Depuis le début de l’année, beaucoup de rêves ont été douchés par l’administration canadienne. Pourtant, la diaspora haïtienne continue de nourrir de gros espoirs dans cette terre d’exil francophone. Des vidéos expliquant que le Canada est la terre promise des Haïtiens pullulent sur YouTube.
“La communauté haïtienne a été victime d’une désinformation terrible, déplore Chantal Ismé, vice-présidente de la Maison d’Haïti, une institution fédérant la communauté haïtienne à Montréal. On ne compte plus les vidéos détournées et les fausses informations qui se répandent sur les réseaux sociaux à propos des demandes d’asile. Or, si l’on se base sur les statistiques de l’an dernier, 60% d’entre elles ont été refusées. C’est terrible car des personnes établies depuis six ou sept ans aux Etats-Unis ont tout abandonné pour partir à l’aventure.”
Junior a abandonné sa voiture aux Etats-Unis. Hébergé dans un ancien couvent de bonnes sœurs au nord-ouest de Montréal, ce trentenaire pianote sur son ordinateur portable et sur son Apple Watch, pendant que ses compatriotes tuent le temps en scrutant le gazon. Disposant du statut de réfugié, il avait fait son trou aux Etats-Unis. Avec fierté, il raconte qu’il a notamment travaillé pour United Airlines.
“Je sais que je suis un homme mort si je retourne en Haïti” Junior
“J’avais un permis de travail et un numéro de sécurité sociale, mais quand j’ai appris que Trump allait nous déporter, j’ai décidé de partir. Je sais que je suis un homme mort si je retourne en Haïti, je n’avais donc plus le choix. J’essaie juste de sauver ma vie.”
“Quand tu es noir ici, rien n’est facile”
Avec 120000 personnes dont 70000 rien qu’à Montréal, les Haïtiens sont l’une des plus importantes communautés ethno-culturelles du Québec. Mais, selon Jo, 51 ans, l’intégration ne s’est pas faite sans douleur. Cet ambulancier haïtien habite Montréal depuis quarante ans. Depuis août, il se rend dans des centres d’accueil pour apporter un peu d’aide et de réconfort à ses compatriotes. Même si, contrairement à eux, il rêve désormais de faire le chemin inverse.
“Quand tu es noir ici, rien n’est facile, décrit-il. Ta peau a beau être d’une belle couleur, c’est quelque chose qui t’ostracisera. J’ai fait des études de soudure, j’ai beau avoir les diplômes, je n’ai jamais pu exercer mon métier. Beaucoup de jobs sont réservés aux Blancs. Encore récemment, la police m’a arrêté car je conduisais une grosse voiture. Ils m’ont dit : ‘Un Noir comme toi ne doit pas conduire des voitures comme ça’. Puis : ‘Tu l’as volé où cet uniforme d’ambulancier ? Aujourd’hui, je n’ai plus envie de lutter.”

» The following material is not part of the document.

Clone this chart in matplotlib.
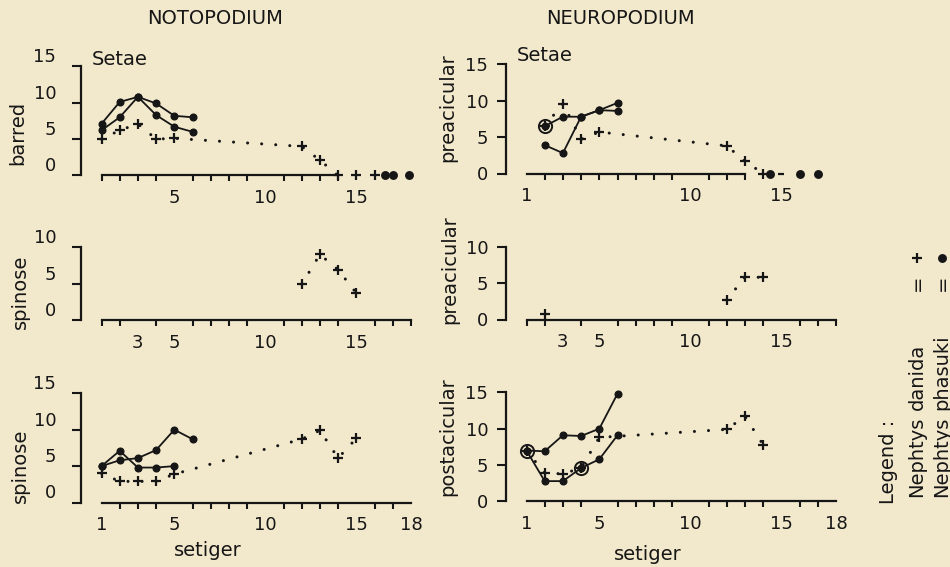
import numpy as np
import matplotlib
matplotlib.use("Agg")
import matplotlib.pyplot as plt
from matplotlib.lines import Line2D

W, H = 950, 567
BG = '#f2e8cc'
INK = '#161616'
SX = 18.2   # px per setiger
SY = 7.28   # px per seta

# ---------------- data ----------------
# notopodium, barred
noto_barred_ph_x = [1, 2, 3, 4, 5, 6]
noto_barred_ph_a = [7.1, 10.1, 10.8, 9.9, 8.2, 8.0]
noto_barred_ph_b = [6.2, 8.0, 10.8, 8.3, 6.7, 6.0]
noto_barred_da_x = [1, 2, 3, 4, 5, 12, 13, 14]
noto_barred_da_y = [5.0, 6.2, 7.1, 5.0, 5.1, 4.0, 2.1, 0]
noto_barred_da_zero_x = [15, 16]
noto_barred_ph_zero_x = [16.6, 17.0, 17.9]

# neuropodium, preacicular (top)
neuro_pre_ph_x = [2, 3, 4, 5, 6]
neuro_pre_ph_a = [6.5, 7.8, 7.8, 8.7, 9.7]
neuro_pre_ph_b = [3.9, 2.8, 7.8, 8.7, 8.6]
neuro_pre_da_x = [2, 3, 4, 5, 12, 13, 14]
neuro_pre_da_y = [6.5, 9.6, 4.7, 5.7, 3.8, 1.7, 0]
neuro_pre_da_zero_x = [15]
neuro_pre_ph_zero_x = [14.4, 16, 17]
neuro_pre_both_x = [2]
neuro_pre_both_y = [6.5]

# notopodium, spinose (middle)
noto_spin1_da_x = [12, 13, 14, 15]
noto_spin1_da_y = [4.9, 9.0, 6.9, 3.7]

# neuropodium, preacicular (middle)
neuro_pre2_da_single_x = [2]
neuro_pre2_da_single_y = [0.8]
neuro_pre2_da_x = [12, 13, 14]
neuro_pre2_da_y = [2.7, 5.8, 5.8]

# notopodium, spinose (bottom)
noto_spin_ph_a_x = [1, 2, 3, 4, 5]
noto_spin_ph_a = [5.0, 7.1, 4.8, 4.8, 5.0]
noto_spin_ph_b_x = [1, 2, 3, 4, 5, 6]
noto_spin_ph_b = [5.0, 5.8, 6.1, 7.2, 10.0, 8.7]
noto_spin_da_x = [1, 2, 3, 4, 5, 12, 13, 14, 15]
noto_spin_da_y = [4.0, 2.9, 2.9, 2.9, 3.9, 8.7, 9.9, 6.1, 8.8]

# neuropodium, postacicular
neuro_post_ph_x = [1, 2, 3, 4, 5, 6]
neuro_post_ph_a = [7.0, 6.9, 9.1, 9.0, 10.0, 14.8]
neuro_post_ph_b = [7.0, 2.8, 2.8, 4.6, 5.8, 9.1]
neuro_post_da_x = [1, 2, 3, 4, 5, 12, 13, 14]
neuro_post_da_y = [7.0, 3.9, 3.8, 4.6, 8.8, 9.9, 11.7, 7.8]
neuro_post_both_x = [1, 4]
neuro_post_both_y = [7.0, 4.6]

plt.rcParams['font.family'] = 'DejaVu Sans'
fig = plt.figure(figsize=(W / 100, H / 100), dpi=100)
fig.patch.set_facecolor(BG)


def px_axes(x1_px, y0_px, ylim):
    xlim = (-1.5, 19)
    left = x1_px + (xlim[0] - 1) * SX
    right = x1_px + (xlim[1] - 1) * SX
    bottom = y0_px - ylim[0] * SY
    top = y0_px - ylim[1] * SY
    ax = fig.add_axes([left / W, 1 - bottom / H, (right - left) / W, (bottom - top) / H])
    ax.set_xlim(xlim)
    ax.set_ylim(ylim)
    ax.patch.set_alpha(0)
    return ax


def frame(ax, ymax, xend, xlabs, ylab, lab_px, ypad, lift):
    for s in ['top', 'right']:
        ax.spines[s].set_visible(False)
    for s in ['left', 'bottom']:
        ax.spines[s].set_linewidth(1.6)
        ax.spines[s].set_color(INK)
    ax.spines['left'].set_position(('data', -0.15))
    ax.spines['left'].set_bounds(0, ymax)
    ax.spines['bottom'].set_position(('data', 0))
    ax.spines['bottom'].set_bounds(1, xend)
    ax.set_yticks(np.arange(0, ymax + 1, 5))
    ax.tick_params(axis='y', direction='out', length=6.5, width=1.5, pad=ypad,
                   labelsize=13, color=INK, labelcolor=INK)
    ax.set_xticks(xlabs)
    ax.set_xticks(np.arange(1, xend + 1), minor=True)
    ax.tick_params(axis='x', which='major', length=0, pad=10, labelsize=13, labelcolor=INK)
    ax.tick_params(axis='x', which='minor', direction='out', length=4.5, width=1.5, color=INK)
    if lift:
        for t in ax.get_yticklabels():
            t.set_va('bottom')
    ax.set_ylabel(ylab, fontsize=14, color=INK)
    ax.yaxis.label.set_va('center')
    ax.yaxis.set_label_coords(lab_px[0] / W, 1 - lab_px[1] / H, transform=fig.transFigure)


def xlab(ax, x, y):
    ax.set_xlabel('setiger', fontsize=14, color=INK)
    ax.xaxis.label.set_va('center')
    ax.xaxis.set_label_coords(x / W, 1 - y / H, transform=fig.transFigure)


def phasuki(ax, x, y):
    ax.plot(x, y, '-', color=INK, lw=1.3, marker='o', ms=4.8, zorder=3)


def danida(ax, x, y, line=True):
    ax.plot(x, y, color=INK, lw=2.2, ls=(0, (0.01, 4.6)) if line else 'none',
            dash_capstyle='round', marker='+', ms=7, mew=1.6, zorder=3)


def zeros(ax, x, marker):
    ax.plot(x, np.zeros(len(x)), ls='none', color=INK, marker=marker,
            ms=7 if marker == '+' else 4.8, mew=1.6, zorder=3, clip_on=False)


def both(ax, x, y):
    ax.plot(x, y, ls='none', marker='o', ms=9.5, mfc='none', mec=INK, mew=1.4, zorder=4)


# top-left: notopodium barred
ax = px_axes(101.5, 175.5, (-2, 16))
frame(ax, 15, 14, [5, 10, 15], 'barred', (18, 133), 11, True)
phasuki(ax, noto_barred_ph_x, noto_barred_ph_a)
phasuki(ax, noto_barred_ph_x, noto_barred_ph_b)
danida(ax, noto_barred_da_x, noto_barred_da_y)
zeros(ax, noto_barred_da_zero_x, '+')
zeros(ax, noto_barred_ph_zero_x, 'o')
ax.text(0.45, 16.0, 'Setae', fontsize=14, color=INK, va='center')

# top-right: neuropodium preacicular
ax = px_axes(526.5, 173.5, (-2, 16))
frame(ax, 15, 13, [1, 10, 15], 'preacicular', (448, 108), 6, False)
phasuki(ax, neuro_pre_ph_x, neuro_pre_ph_a)
phasuki(ax, neuro_pre_ph_x, neuro_pre_ph_b)
danida(ax, neuro_pre_da_x, neuro_pre_da_y)
zeros(ax, neuro_pre_da_zero_x, '_')
zeros(ax, neuro_pre_ph_zero_x, 'o')
both(ax, neuro_pre_both_x, neuro_pre_both_y)
ax.text(0.45, 16.2, 'Setae', fontsize=14, color=INK, va='center')

# middle-left: notopodium spinose
ax = px_axes(101.5, 320, (-2, 11))
frame(ax, 10, 18, [3, 5, 10, 15], 'spinose', (20, 292), 11, True)
danida(ax, noto_spin1_da_x, noto_spin1_da_y)

# middle-right: neuropodium preacicular
ax = px_axes(526.5, 319.5, (-2, 11))
frame(ax, 10, 18, [3, 5, 10, 15], 'preacicular', (450, 270), 6, False)
danida(ax, neuro_pre2_da_single_x, neuro_pre2_da_single_y, line=False)
danida(ax, neuro_pre2_da_x, neuro_pre2_da_y)

# bottom-left: notopodium spinose
ax = px_axes(101.5, 502.5, (-2, 16))
frame(ax, 15, 18, [1, 5, 10, 15, 18], 'spinose', (20, 466), 11, True)
phasuki(ax, noto_spin_ph_a_x, noto_spin_ph_a)
phasuki(ax, noto_spin_ph_b_x, noto_spin_ph_b)
danida(ax, noto_spin_da_x, noto_spin_da_y)
xlab(ax, 208, 551)

# bottom-right: neuropodium postacicular
ax = px_axes(526.5, 501.5, (-2, 16))
frame(ax, 15, 18, [1, 5, 10, 15, 18], 'postacicular', (448, 437), 6, False)
phasuki(ax, neuro_post_ph_x, neuro_post_ph_a)
phasuki(ax, neuro_post_ph_x, neuro_post_ph_b)
danida(ax, neuro_post_da_x, neuro_post_da_y)
both(ax, neuro_post_both_x, neuro_post_both_y)
xlab(ax, 648, 555)

# column titles
fig.text(215 / W, 1 - 18 / H, 'NOTOPODIUM', fontsize=14, color=INK, ha='center', va='center')
fig.text(620 / W, 1 - 18 / H, 'NEUROPODIUM', fontsize=14, color=INK, ha='center', va='center')

# legend, written sideways
rot = dict(rotation=90, ha='center', fontsize=14, color=INK)
fig.text(888 / W, 1 - 504 / H, 'Legend :', va='bottom', **rot)
for xp, name, mk in [(917, 'danida', '+'), (942, 'phasuki', 'o')]:
    fig.text(xp / W, 1 - 497 / H, 'Nephtys', va='bottom', **rot)
    fig.text(xp / W, 1 - 410 / H, name, va='bottom', **rot)
    fig.text(xp / W, 1 - 283 / H, '=', va='center', **rot)
    fig.add_artist(Line2D([xp / W], [1 - 258 / H], transform=fig.transFigure, marker=mk,
                          ms=7 if mk == '+' else 4.8, mew=1.6, color=INK, ls='none'))

fig.savefig('out.png', dpi=100, facecolor=BG)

“Un racisme systémique demeure” Chantal Ismé, vice-présidente de la Maison d’Haïti
“Il y a eu une évolution des mentalités, mais un racisme systémique demeure, confirme Chantal Ismé. Dans le secteur de Montréal-nord, où la communauté haïtienne habite majoritairement, le chômage est deux fois plus élevé que la moyenne.”
“Aujourd’hui, je croise des compatriotes partout”
A La Foire des Antilles, une célèbre épicerie d’alimentation haïtienne du boulevard Saint-Michel, la patronne se veut résolument optimiste. Marie-Andrée, surnommée Lélée, est arrivée au Québec en 1972. A l’époque, elle se souvient qu’elle pouvait parcourir une ligne de métro de long en large “sans croiser un seul Noir”.
A ses yeux, la société québécoise a beaucoup évolué. “Aujourd’hui, je croise des compatriotes partout, rigole-t-elle. Et quand je vois des Québécois qui tiennent la main des Haïtiennes, je me dis qu’ils commencent à prendre conscience que la couleur de peau importe peu.” Sur les réseaux sociaux, la nouvelle vague de réfugiés a pourtant ravivé les commentaires les plus nauséabonds et des militants d’extrême droite sont même descendus dans la rue.
Haïti (Québec), le documentaire glaçant de Tahani Rached consacré aux exilés de Montréal au milieu des années 1980, se concluait dans l’habitacle d’un chauffeur de taxi haïtien. On y voyait le conducteur enregistrer sur cassette un message à destination de l’un de ses amis resté au pays.
“Je sais pas ce qui nous arrive, confiait-il en créole. Nous sommes comme une bande de sans-pays. Nous sommes à la dérive partout sur Terre. A Saint-Domingue, à Miami, en France. En Haïti, nous ne sommes pas considérés comme des personnes. Ici, au Canada, non plus. Mais laisse-moi te dire que si Jacques Cartier n’a pas eu peur de bâtir un si grand pays sur ce bloc de glace, ce n’est pas le racisme qui devrait nous faire peur et nous empêcher de bâtir un avenir ici.”